Overall the species is widespread and common, but global warming can increase the temperature and salinity in some placed inhabited by O. bonariensis, representing a threat to these local populations.

==Behavior==
===Breeding===
The growth rate of O. bonariensis is quite fast: They are typically around 14 cm long when one year old, 24 cm when two, 35 cm when three, 43 cm when four and 50 cm when five years. They first reach maturity when 1–2 years old. Males are mature from a length of about 10.5 cm and females from about 19.5 cm. Most females spawn in March and April, but a smaller number also spawn from August to November (occasionally December) when the water temperatures typically is between 13 and 21 C. Even short periods where the water is more than 23 C during the spawning season can prevent the adults from breeding. Some females that spawn in August–September may spawn a second time in the same season in October–December. In theory, a female has the potential to spawn at least five times during her life. In each spawning a female can typically lay more than 10,000 eggs, but the full range reported in the species is from 1,170 to 30,300 eggs, with large and old females producing more than smaller and younger. The eggs are laid in shallow water in clusters attached to submerged macrophytes. The eggs hatch into fish larvae after around 13–14 days. The growth of the larvae is negligible at temperatures of 15 C or less, and they die at 29 C. As known from some other Neotropical silversides, the temperature determines the sex in O. bonariensis. When the larvae and juveniles grow up in water that is 19 C or colder, all become females. At higher temperatures the percentage of males gradually increases, and at 23 C or warmer most become males. The larvae are unable to survive salinities of 3% (they thrive from 2% to pure fresh water), but they can already live at this relatively high range once they reach the juvenile stage.

Hybridization with other species in the genus Odontesthes has occurred both in captivity and the wild.

===Feeding===
In the first part of their life O. bonariensis mostly feed on zooplankton. When reaching around 10 cm long they start to mainly feed on insects; both aquatic insect larvae and land insects that fall into the water. From an age of around 4 years they become more piscivorous, even cannibalising young of their own species. Other food items recorded in lower quantities are shrimp, snails and plants (algae and seeds). In captivity they will eat commercially available dry pellets developed for feeding trout.

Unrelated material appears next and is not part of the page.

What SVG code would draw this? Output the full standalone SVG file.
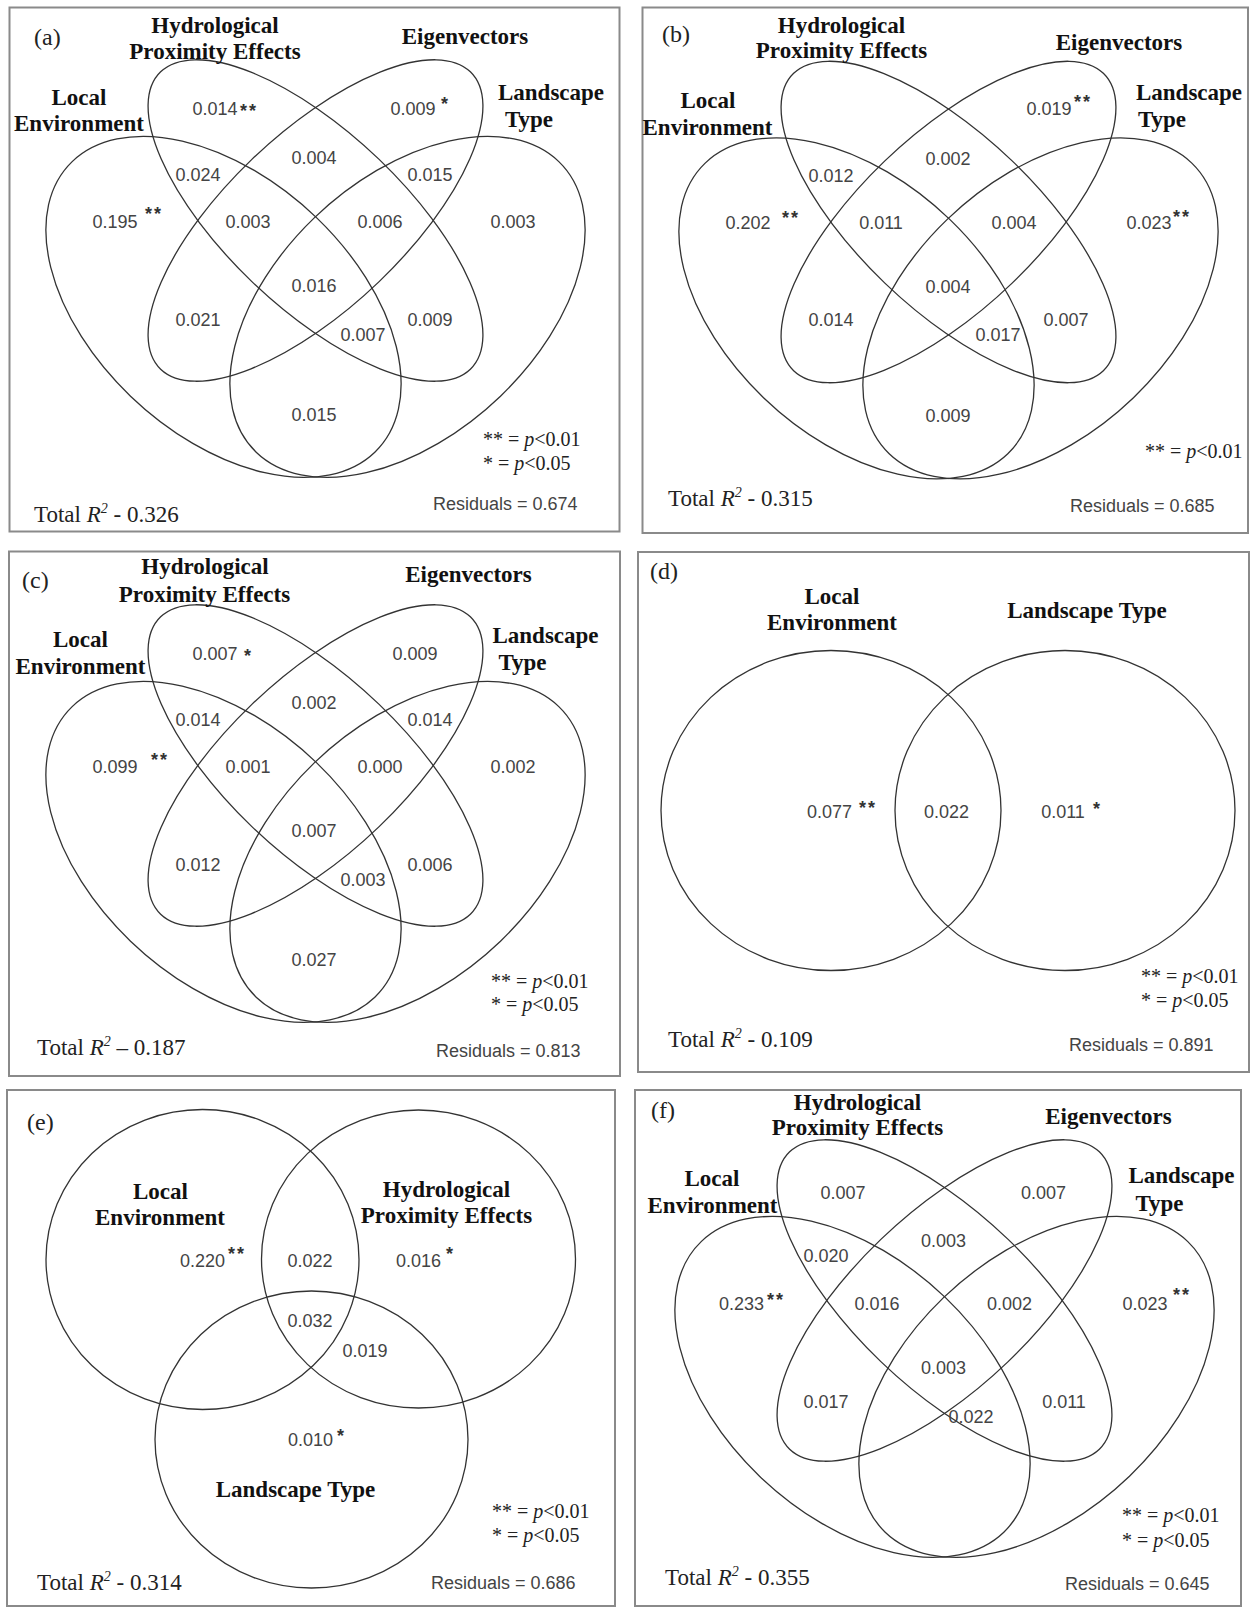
<svg xmlns="http://www.w3.org/2000/svg" width="1253" height="1608" viewBox="0 0 1253 1608">
<style>
.bg{fill:#fff}
.box{fill:none;stroke:#8a8a8a;stroke-width:2}
.ven{fill:none;stroke:#333;stroke-width:1.3;vector-effect:non-scaling-stroke}
.hd{font-family:"Liberation Serif",serif;font-weight:bold;font-size:23px;fill:#111;text-anchor:middle}
.num{font-family:"Liberation Sans",sans-serif;font-size:18px;fill:#444;text-anchor:middle}
.ast{font-family:"Liberation Sans",sans-serif;font-size:18px;font-weight:bold;fill:#333;letter-spacing:2px}
.pl{font-family:"Liberation Serif",serif;font-size:24px;fill:#222}
.tot{font-family:"Liberation Serif",serif;font-size:23px;fill:#222}
.res{font-family:"Liberation Sans",sans-serif;font-size:18px;fill:#444}
.leg{font-family:"Liberation Serif",serif;font-size:20px;fill:#222}
.it{font-style:italic}
</style>
<rect class="bg" x="0" y="0" width="1253" height="1608"/>

<!-- ===== Panel (a) ===== -->
<g id="panel-a">
<rect class="box" x="9.5" y="7.5" width="610" height="524"/>
<g id="a-sets" transform="translate(315.5,220.5) scale(1,0.96)">
<ellipse id="a-local" class="ven" cx="-92" cy="90" rx="214" ry="131.5" transform="rotate(45 -92 90)"/>
<ellipse id="a-landscape" class="ven" cx="92" cy="90" rx="214" ry="131.5" transform="rotate(-45 92 90)"/>
<ellipse id="a-hydro" class="ven" cx="0" cy="0" rx="219" ry="90" transform="rotate(45)"/>
<ellipse id="a-eigen" class="ven" cx="0" cy="0" rx="219" ry="90" transform="rotate(-45)"/>
</g>
<text class="pl" x="34" y="45">(a)</text>
<text class="hd" x="215" y="33">Hydrological</text>
<text class="hd" x="215" y="58.5">Proximity Effects</text>
<text class="hd" x="465" y="44">Eigenvectors</text>
<text class="hd" x="79" y="105">Local</text>
<text class="hd" x="79" y="131">Environment</text>
<text class="hd" x="551" y="100">Landscape</text>
<text class="hd" x="529" y="127">Type</text>
<text class="num" x="215" y="115">0.014</text><text class="ast" x="240" y="117">**</text>
<text class="num" x="413" y="115">0.009</text><text class="ast" x="441" y="110">*</text>
<text class="num" x="314" y="163.5">0.004</text>
<text class="num" x="198" y="181">0.024</text>
<text class="num" x="430" y="181">0.015</text>
<text class="num" x="115" y="228">0.195</text><text class="ast" x="145" y="220">**</text>
<text class="num" x="248" y="228">0.003</text>
<text class="num" x="380" y="228">0.006</text>
<text class="num" x="513" y="228">0.003</text>
<text class="num" x="314" y="292">0.016</text>
<text class="num" x="198" y="325.5">0.021</text>
<text class="num" x="430" y="325.5">0.009</text>
<text class="num" x="363" y="341">0.007</text>
<text class="num" x="314" y="421">0.015</text>
<text class="leg" x="483" y="446">** = <tspan class="it">p</tspan>&lt;0.01</text>
<text class="leg" x="483" y="470">* = <tspan class="it">p</tspan>&lt;0.05</text>
<text class="tot" x="34" y="521.5">Total <tspan class="it">R</tspan><tspan class="it" font-size="14" dy="-9">2</tspan><tspan dy="9"> - 0.326</tspan></text>
<text class="res" x="433" y="510">Residuals = 0.674</text>
</g>

<!-- ===== Panel (b) ===== -->
<g id="panel-b">
<rect class="box" x="642.5" y="7.5" width="605.5" height="525.5"/>
<g id="b-sets" transform="translate(948.5,222) scale(1,0.96)">
<ellipse id="b-local" class="ven" cx="-92" cy="90" rx="214" ry="131.5" transform="rotate(45 -92 90)"/>
<ellipse id="b-landscape" class="ven" cx="92" cy="90" rx="214" ry="131.5" transform="rotate(-45 92 90)"/>
<ellipse id="b-hydro" class="ven" cx="0" cy="0" rx="219" ry="90" transform="rotate(45)"/>
<ellipse id="b-eigen" class="ven" cx="0" cy="0" rx="219" ry="90" transform="rotate(-45)"/>
</g>
<text class="pl" x="662" y="41.5">(b)</text>
<text class="hd" x="841.5" y="33">Hydrological</text>
<text class="hd" x="841.5" y="58">Proximity Effects</text>
<text class="hd" x="1119" y="50">Eigenvectors</text>
<text class="hd" x="708" y="108">Local</text>
<text class="hd" x="707.5" y="135">Environment</text>
<text class="hd" x="1189" y="100">Landscape</text>
<text class="hd" x="1162" y="127">Type</text>
<text class="num" x="1049" y="115">0.019</text><text class="ast" x="1074" y="108">**</text>
<text class="num" x="948" y="165">0.002</text>
<text class="num" x="831" y="181.5">0.012</text>
<text class="num" x="748" y="229">0.202</text><text class="ast" x="782" y="224">**</text>
<text class="num" x="881" y="229">0.011</text>
<text class="num" x="1014" y="229">0.004</text>
<text class="num" x="1149" y="229">0.023</text><text class="ast" x="1173" y="223">**</text>
<text class="num" x="948" y="293">0.004</text>
<text class="num" x="831" y="325.5">0.014</text>
<text class="num" x="1066" y="325.5">0.007</text>
<text class="num" x="998" y="341">0.017</text>
<text class="num" x="948" y="422">0.009</text>
<text class="leg" x="1145" y="458">** = <tspan class="it">p</tspan>&lt;0.01</text>
<text class="tot" x="668" y="506">Total <tspan class="it">R</tspan><tspan class="it" font-size="14" dy="-9">2</tspan><tspan dy="9"> - 0.315</tspan></text>
<text class="res" x="1070" y="512">Residuals = 0.685</text>
</g>

<!-- ===== Panel (c) ===== -->
<g id="panel-c">
<rect class="box" x="9" y="551.5" width="611" height="524.5"/>
<g id="c-sets" transform="translate(315.5,765.5) scale(1,0.96)">
<ellipse id="c-local" class="ven" cx="-92" cy="90" rx="214" ry="131.5" transform="rotate(45 -92 90)"/>
<ellipse id="c-landscape" class="ven" cx="92" cy="90" rx="214" ry="131.5" transform="rotate(-45 92 90)"/>
<ellipse id="c-hydro" class="ven" cx="0" cy="0" rx="219" ry="90" transform="rotate(45)"/>
<ellipse id="c-eigen" class="ven" cx="0" cy="0" rx="219" ry="90" transform="rotate(-45)"/>
</g>
<text class="pl" x="22" y="588">(c)</text>
<text class="hd" x="205" y="574">Hydrological</text>
<text class="hd" x="204.5" y="601.5">Proximity Effects</text>
<text class="hd" x="468.5" y="582">Eigenvectors</text>
<text class="hd" x="80.5" y="646.5">Local</text>
<text class="hd" x="80.5" y="673.5">Environment</text>
<text class="hd" x="545.5" y="643">Landscape</text>
<text class="hd" x="522.5" y="670">Type</text>
<text class="num" x="215" y="660">0.007</text><text class="ast" x="244" y="661.5">*</text>
<text class="num" x="415" y="660">0.009</text>
<text class="num" x="314" y="708.5">0.002</text>
<text class="num" x="198" y="726">0.014</text>
<text class="num" x="430" y="726">0.014</text>
<text class="num" x="115" y="773">0.099</text><text class="ast" x="151" y="766">**</text>
<text class="num" x="248" y="773">0.001</text>
<text class="num" x="380" y="773">0.000</text>
<text class="num" x="513" y="773">0.002</text>
<text class="num" x="314" y="837">0.007</text>
<text class="num" x="198" y="870.5">0.012</text>
<text class="num" x="430" y="870.5">0.006</text>
<text class="num" x="363" y="886">0.003</text>
<text class="num" x="314" y="966">0.027</text>
<text class="leg" x="491" y="988">** = <tspan class="it">p</tspan>&lt;0.01</text>
<text class="leg" x="491" y="1010.5">* = <tspan class="it">p</tspan>&lt;0.05</text>
<text class="tot" x="37" y="1054.5">Total <tspan class="it">R</tspan><tspan class="it" font-size="14" dy="-9">2</tspan><tspan dy="9"> – 0.187</tspan></text>
<text class="res" x="436" y="1056.5">Residuals = 0.813</text>
</g>

<!-- ===== Panel (d) ===== -->
<g id="panel-d">
<rect class="box" x="638" y="552" width="611" height="520"/>
<ellipse id="d-local" class="ven" cx="831" cy="810.5" rx="170" ry="160"/>
<ellipse id="d-landscape" class="ven" cx="1065" cy="810.5" rx="170" ry="160"/>
<text class="pl" x="650" y="579">(d)</text>
<text class="hd" x="832" y="604">Local</text>
<text class="hd" x="832" y="629.5">Environment</text>
<text class="hd" x="1087" y="617.5">Landscape Type</text>
<text class="num" x="829.5" y="818">0.077</text><text class="ast" x="859" y="813.5">**</text>
<text class="num" x="946.5" y="818">0.022</text>
<text class="num" x="1063" y="818">0.011</text><text class="ast" x="1093" y="815">*</text>
<text class="leg" x="1141" y="983">** = <tspan class="it">p</tspan>&lt;0.01</text>
<text class="leg" x="1141" y="1006.5">* = <tspan class="it">p</tspan>&lt;0.05</text>
<text class="tot" x="668" y="1047">Total <tspan class="it">R</tspan><tspan class="it" font-size="14" dy="-9">2</tspan><tspan dy="9"> - 0.109</tspan></text>
<text class="res" x="1069" y="1051">Residuals = 0.891</text>
</g>

<!-- ===== Panel (e) ===== -->
<g id="panel-e">
<rect class="box" x="7" y="1090" width="608" height="516"/>
<ellipse id="e-local" class="ven" cx="202.5" cy="1259.5" rx="156.5" ry="150"/>
<ellipse id="e-hydro" class="ven" cx="418.5" cy="1259" rx="157" ry="149"/>
<ellipse id="e-landscape" class="ven" cx="311.5" cy="1439.5" rx="156.5" ry="148.5"/>
<text class="pl" x="27" y="1130">(e)</text>
<text class="hd" x="160.5" y="1198.5">Local</text>
<text class="hd" x="160" y="1225">Environment</text>
<text class="hd" x="446.5" y="1197">Hydrological</text>
<text class="hd" x="446.5" y="1222.5">Proximity Effects</text>
<text class="hd" x="295.5" y="1497">Landscape Type</text>
<text class="num" x="202.5" y="1267">0.220</text><text class="ast" x="228" y="1260">**</text>
<text class="num" x="310" y="1267">0.022</text>
<text class="num" x="418.5" y="1267">0.016</text><text class="ast" x="446" y="1260">*</text>
<text class="num" x="310" y="1327">0.032</text>
<text class="num" x="365" y="1356.5">0.019</text>
<text class="num" x="310.5" y="1445.5">0.010</text><text class="ast" x="337" y="1442">*</text>
<text class="leg" x="492" y="1517.5">** = <tspan class="it">p</tspan>&lt;0.01</text>
<text class="leg" x="492" y="1541.5">* = <tspan class="it">p</tspan>&lt;0.05</text>
<text class="tot" x="37" y="1590">Total <tspan class="it">R</tspan><tspan class="it" font-size="14" dy="-9">2</tspan><tspan dy="9"> - 0.314</tspan></text>
<text class="res" x="431" y="1589">Residuals = 0.686</text>
</g>

<!-- ===== Panel (f) ===== -->
<g id="panel-f">
<rect class="box" x="635" y="1090" width="606" height="516"/>
<g id="f-sets" transform="translate(944.5,1300.5) scale(1,0.96)">
<ellipse id="f-local" class="ven" cx="-92" cy="90" rx="214" ry="131.5" transform="rotate(45 -92 90)"/>
<ellipse id="f-landscape" class="ven" cx="92" cy="90" rx="214" ry="131.5" transform="rotate(-45 92 90)"/>
<ellipse id="f-hydro" class="ven" cx="0" cy="0" rx="219" ry="90" transform="rotate(45)"/>
<ellipse id="f-eigen" class="ven" cx="0" cy="0" rx="219" ry="90" transform="rotate(-45)"/>
</g>
<text class="pl" x="651" y="1118">(f)</text>
<text class="hd" x="857.5" y="1109.5">Hydrological</text>
<text class="hd" x="857.5" y="1135">Proximity Effects</text>
<text class="hd" x="1108.5" y="1124">Eigenvectors</text>
<text class="hd" x="712" y="1186">Local</text>
<text class="hd" x="712.5" y="1212.5">Environment</text>
<text class="hd" x="1181.5" y="1183">Landscape</text>
<text class="hd" x="1159.5" y="1210.5">Type</text>
<text class="num" x="843" y="1198.5">0.007</text>
<text class="num" x="1043.5" y="1198.5">0.007</text>
<text class="num" x="943.5" y="1246.5">0.003</text>
<text class="num" x="826" y="1262">0.020</text>
<text class="num" x="741.5" y="1310">0.233</text><text class="ast" x="767" y="1306">**</text>
<text class="num" x="877" y="1310">0.016</text>
<text class="num" x="1009.5" y="1310">0.002</text>
<text class="num" x="1145" y="1310">0.023</text><text class="ast" x="1173" y="1301">**</text>
<text class="num" x="943.5" y="1373.5">0.003</text>
<text class="num" x="826" y="1408">0.017</text>
<text class="num" x="1064" y="1408">0.011</text>
<text class="num" x="971" y="1423">0.022</text>
<text class="leg" x="1122" y="1522">** = <tspan class="it">p</tspan>&lt;0.01</text>
<text class="leg" x="1122" y="1547">* = <tspan class="it">p</tspan>&lt;0.05</text>
<text class="tot" x="665" y="1584.5">Total <tspan class="it">R</tspan><tspan class="it" font-size="14" dy="-9">2</tspan><tspan dy="9"> - 0.355</tspan></text>
<text class="res" x="1065" y="1590">Residuals = 0.645</text>
</g>
</svg>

==Fishing and as an invasive species==
This species is considered an excellent food fish, and it is of major economic importance in both its native range and where introduced. Many thousand tonnes are caught each year. It is also considered a good game fish. It is sometimes kept in aquaculture due to its ability to live in a wide range of environments, the ease of breeding it in captivity and its fast growth. In Lake Titicaca where introduced they are typically caught when around 20 cm long and 100 g in weight, but those caught in its native Argentina typically are around 27 cm long and weigh 300 g. However, some populations, notably the one in Lake Titicaca, contain levels of metals from pollution that exceed the internationally recommended safety thresholds for human consumption.

Although it has significantly aided the local economy in many places where introduced, it has become invasive in some places, causing serious problems to the native species. It is one of the causes of the major declines in Orestias pupfish and Trichomycterus catfish in Bolivia, Peru (notably Lake Titicaca where O. cuvieri has become extinct and relatives declined) and Chile. Another vulnerable habitat where it has been introduced is the Iguazu River at the Argentina–Brazil border. Odontesthes hatcheri replaces O. bonariensis in the southern half of Argentina (roughly equalling Patagonia), but the latter has been translocated to certain southern regions where the two hybridize. This offspring is viable and some native populations of O. hatcheri have become "diluted".